Set problem ▸
Write out, word for word, every line from the first one through the line that holds "import * as", and nothing else; skip the pictures.

+---+

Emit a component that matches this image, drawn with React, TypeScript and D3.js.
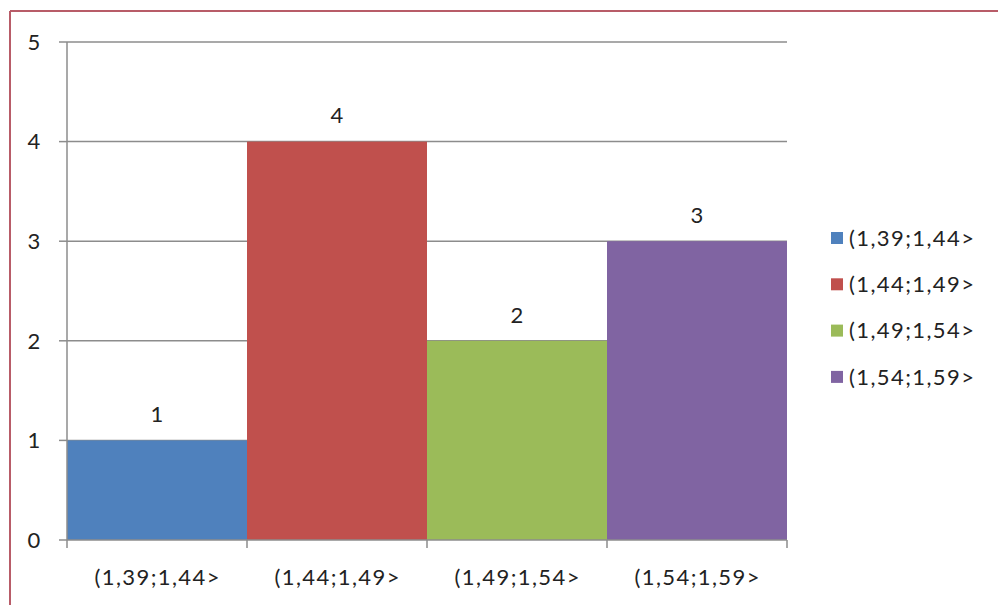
import React from "react";
import * as d3 from "d3";

const categories = ["(1,39;1,44>", "(1,44;1,49>", "(1,49;1,54>", "(1,54;1,59>"];
const counts = [1, 4, 2, 3];
const colors = ["#4f81bd", "#c0504d", "#9bbb59", "#8064a2"];
const yTicks = [0, 1, 2, 3, 4, 5];

const W = 998;
const H = 605;
const plot = { left: 67, right: 787, top: 42, bottom: 540 };
const font = "Lato, 'Open Sans', sans-serif";
const fs = 22;
const ls = 1.4;

export default function App() {
  const x = d3
    .scaleBand<string>()
    .domain(categories)
    .range([plot.left, plot.right])
    .paddingInner(0)
    .paddingOuter(0);
  const y = d3.scaleLinear().domain([0, 5]).range([plot.bottom, plot.top]);
  const bounds = [...categories.map((c) => x(c)!), plot.right];

  return (
    <svg
      width={W}
      height={H}
      style={{ position: "absolute", left: 0, top: 0, background: "#fff" }}
    >
      <rect x={0} y={0} width={W} height={H} fill="#fff" />
      {/* outer chart frame */}
      <line x1={10} y1={11} x2={W} y2={11} stroke="#b85c68" strokeWidth={2} />
      <line x1={10} y1={11} x2={10} y2={H} stroke="#b85c68" strokeWidth={2} />

      {/* gridlines and y ticks */}
      {yTicks.map((t) => (
        <g key={t}>
          {t > 0 && (
            <line
              x1={plot.left}
              x2={plot.right}
              y1={y(t)}
              y2={y(t)}
              stroke="#8c8c8c"
              strokeWidth={1.5}
            />
          )}
          <line x1={59} x2={plot.left} y1={y(t)} y2={y(t)} stroke="#8c8c8c" strokeWidth={1.5} />
          <text
            x={34}
            y={y(t)}
            dy="0.35em"
            textAnchor="middle"
            fontFamily={font}
            fontSize={fs}
            fill="#222"
          >
            {t}
          </text>
        </g>
      ))}

      {/* bars */}
      {categories.map((c, i) => (
        <rect
          key={c}
          x={x(c)}
          y={y(counts[i])}
          width={x.bandwidth()}
          height={y(0) - y(counts[i])}
          fill={colors[i]}
        />
      ))}

      {/* value labels */}
      {categories.map((c, i) => (
        <text
          key={c}
          x={x(c)! + x.bandwidth() / 2}
          y={y(counts[i]) - 26}
          dy="0.35em"
          textAnchor="middle"
          fontFamily={font}
          fontSize={fs}
          fill="#222"
        >
          {counts[i]}
        </text>
      ))}

      {/* axes */}
      <line x1={plot.left} x2={plot.left} y1={plot.top} y2={plot.bottom} stroke="#8c8c8c" strokeWidth={1.5} />
      <line x1={plot.left} x2={plot.right} y1={plot.bottom} y2={plot.bottom} stroke="#8c8c8c" strokeWidth={1.5} />
      {bounds.map((b, i) => (
        <line key={i} x1={b} x2={b} y1={plot.bottom} y2={plot.bottom + 8} stroke="#8c8c8c" strokeWidth={1.5} />
      ))}
      {categories.map((c) => (
        <text
          key={c}
          x={x(c)! + x.bandwidth() / 2 + ls / 2}
          y={577}
          dy="0.35em"
          textAnchor="middle"
          fontFamily={font}
          fontSize={fs}
          letterSpacing={ls}
          fill="#222"
        >
          {c}
        </text>
      ))}

      {/* legend */}
      {categories.map((c, i) => {
        const cy = 238 + i * 46.3;
        return (
          <g key={c}>
            <rect x={831} y={cy - 6} width={12} height={12} fill={colors[i]} />
            <text
              x={849}
              y={cy}
              dy="0.35em"
              fontFamily={font}
              fontSize={fs}
              letterSpacing={ls}
              fill="#222"
            >
              {c}
            </text>
          </g>
        );
      })}
    </svg>
  );
}
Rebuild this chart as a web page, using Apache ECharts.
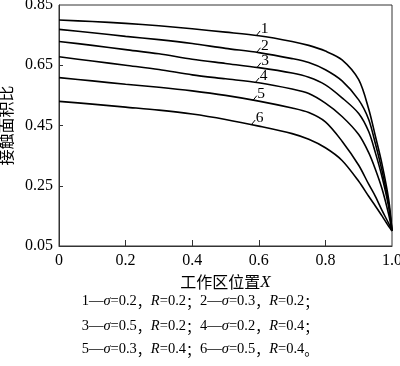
<!DOCTYPE html>
<html>
<head>
<meta charset="utf-8">
<script src="https://cdn.jsdelivr.net/npm/echarts@6/dist/echarts.min.js"></script>
<style>html,body{margin:0;padding:0;background:#fff;}#c{width:400px;height:366px;}</style>
</head>
<body>
<div id="c"></div>
<script>
// X positions (working zone position X)
const xs = [0, 0.1, 0.2, 0.3, 0.4, 0.5, 0.6, 0.7, 0.75, 0.8, 0.85, 0.9, 0.93, 0.95, 0.97, 0.99, 1.0];
// contact area ratio, curves 1..6
const c1 = [0.800, 0.795, 0.789, 0.781, 0.771, 0.760, 0.748, 0.729, 0.716, 0.697, 0.668, 0.602, 0.505, 0.415, 0.322, 0.205, 0.10];
const c2 = [0.769, 0.758, 0.746, 0.735, 0.722, 0.706, 0.692, 0.672, 0.659, 0.635, 0.598, 0.535, 0.470, 0.390, 0.300, 0.190, 0.10];
const c3 = [0.729, 0.716, 0.702, 0.688, 0.670, 0.656, 0.642, 0.624, 0.610, 0.585, 0.542, 0.490, 0.430, 0.360, 0.280, 0.180, 0.10];
const c4 = [0.678, 0.664, 0.650, 0.636, 0.618, 0.605, 0.592, 0.571, 0.556, 0.524, 0.480, 0.420, 0.360, 0.305, 0.240, 0.155, 0.10];
const c5 = [0.609, 0.598, 0.587, 0.577, 0.565, 0.550, 0.531, 0.508, 0.493, 0.462, 0.398, 0.318, 0.255, 0.215, 0.168, 0.125, 0.10];
const c6 = [0.530, 0.521, 0.511, 0.501, 0.488, 0.470, 0.448, 0.423, 0.404, 0.376, 0.334, 0.265, 0.215, 0.183, 0.150, 0.115, 0.10];
const curves = [c1, c2, c3, c4, c5, c6];
const curveNames = ['1', '2', '3', '4', '5', '6'];
// label anchor points on each curve
const labelX = [0.593, 0.594, 0.595, 0.590, 0.583, 0.578];
const labelY = [0.749, 0.693, 0.643, 0.593, 0.534, 0.453];
// ticks
const xTicks = [0, 0.2, 0.4, 0.6, 0.8, 1.0];
const yTicks = [0.05, 0.25, 0.45, 0.65, 0.85];
const captionLines = [
  '{n|1—}{i|σ}{n|=0.2}{c|，}{i|R}{n|=0.2}{c|；}{n|2—}{i|σ}{n|=0.3}{c|，}{i|R}{n|=0.2}{c|；}',
  '{n|3—}{i|σ}{n|=0.5}{c|，}{i|R}{n|=0.2}{c|；}{n|4—}{i|σ}{n|=0.2}{c|，}{i|R}{n|=0.4}{c|；}',
  '{n|5—}{i|σ}{n|=0.3}{c|，}{i|R}{n|=0.4}{c|；}{n|6—}{i|σ}{n|=0.5}{c|，}{i|R}{n|=0.4}{c|。}'
];

const serif = 'Liberation Serif';
const cjk = 'Noto Sans CJK SC';
const rich = {
  n: {fontFamily: serif, fontSize: 14.5, color: '#000'},
  i: {fontFamily: serif, fontStyle: 'italic', fontSize: 14.5, color: '#000'},
  c: {fontFamily: cjk, fontSize: 14, color: '#000'}
};
const captionTops = [294, 319, 342];

const series = curves.map((c, k) => ({
  type: 'line',
  data: xs.map((x, j) => [x, c[j]]),
  showSymbol: false,
  smooth: 0.3,
  lineStyle: {color: '#000', width: 1.6},
  itemStyle: {color: '#000'},
  silent: true,
  markLine: {
    silent: true,
    symbol: ['none', 'none'],
    animation: false,
    lineStyle: {color: '#000', width: 1, type: 'solid'},
    label: {show: false},
    data: [[{coord: [labelX[k], labelY[k]]}, {coord: [labelX[k] + 0.011, labelY[k] + 0.015]}]]
  },
  markPoint: {
    silent: true,
    animation: false,
    symbol: 'circle',
    symbolSize: 1,
    itemStyle: {color: 'rgba(0,0,0,0)'},
    label: {show: true, position: 'right', distance: 0, offset: [0, -2], formatter: curveNames[k], fontFamily: serif, fontSize: 15.5, color: '#000'},
    data: [{coord: [labelX[k] + 0.011, labelY[k] + 0.015]}]
  }
}));

const chart = echarts.init(document.getElementById('c'), null, {renderer: 'canvas'});
chart.setOption({
  animation: false,
  backgroundColor: '#fff',
  title: captionLines.map((t, i) => ({
    text: t, left: 'center', top: captionTops[i], padding: 0,
    textStyle: {rich: rich, fontSize: 14, fontWeight: 'normal'}
  })),
  grid: {left: 59, right: 8, top: 5, bottom: 120, containLabel: false, outerBoundsMode: 'none',
    show: true, borderColor: '#333', borderWidth: 1},
  xAxis: {
    type: 'value', min: 0, max: 1, interval: 0.2,
    name: '{a|工作区位置}{b|X}', nameLocation: 'middle', nameGap: 26,
    nameTextStyle: {rich: {a: {fontFamily: cjk, fontSize: 16, color: '#000'}, b: {fontFamily: serif, fontStyle: 'italic', fontSize: 17, color: '#000'}}},
    axisLine: {lineStyle: {color: '#333'}},
    axisTick: {inside: true, length: 6, lineStyle: {color: '#333'}, customValues: [0.2, 0.4, 0.6, 0.8]},
    axisLabel: {fontFamily: serif, fontSize: 16, color: '#000', margin: 7, customValues: xTicks,
      formatter: v => (v === 0 ? '0' : v.toFixed(1))},
    splitLine: {show: false}
  },
  yAxis: {
    type: 'value', min: 0.05, max: 0.85,
    name: '接触面积比', nameLocation: 'middle', nameGap: 40, nameRotate: 90,
    nameTextStyle: {fontFamily: cjk, fontSize: 16, color: '#000'},
    axisLine: {lineStyle: {color: '#333'}},
    axisTick: {inside: true, length: 4, lineStyle: {color: '#333'}, customValues: [0.25, 0.45, 0.65]},
    axisLabel: {fontFamily: serif, fontSize: 16, color: '#000', margin: 6, customValues: yTicks,
      formatter: v => v.toFixed(2)},
    splitLine: {show: false}
  },
  series: series
});
</script>
</body>
</html>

+---+

Exercise result ▸
Emit a component that matches this image, drawn with React, TypeScript and D3.js.
import React from "react";
import * as d3 from "d3";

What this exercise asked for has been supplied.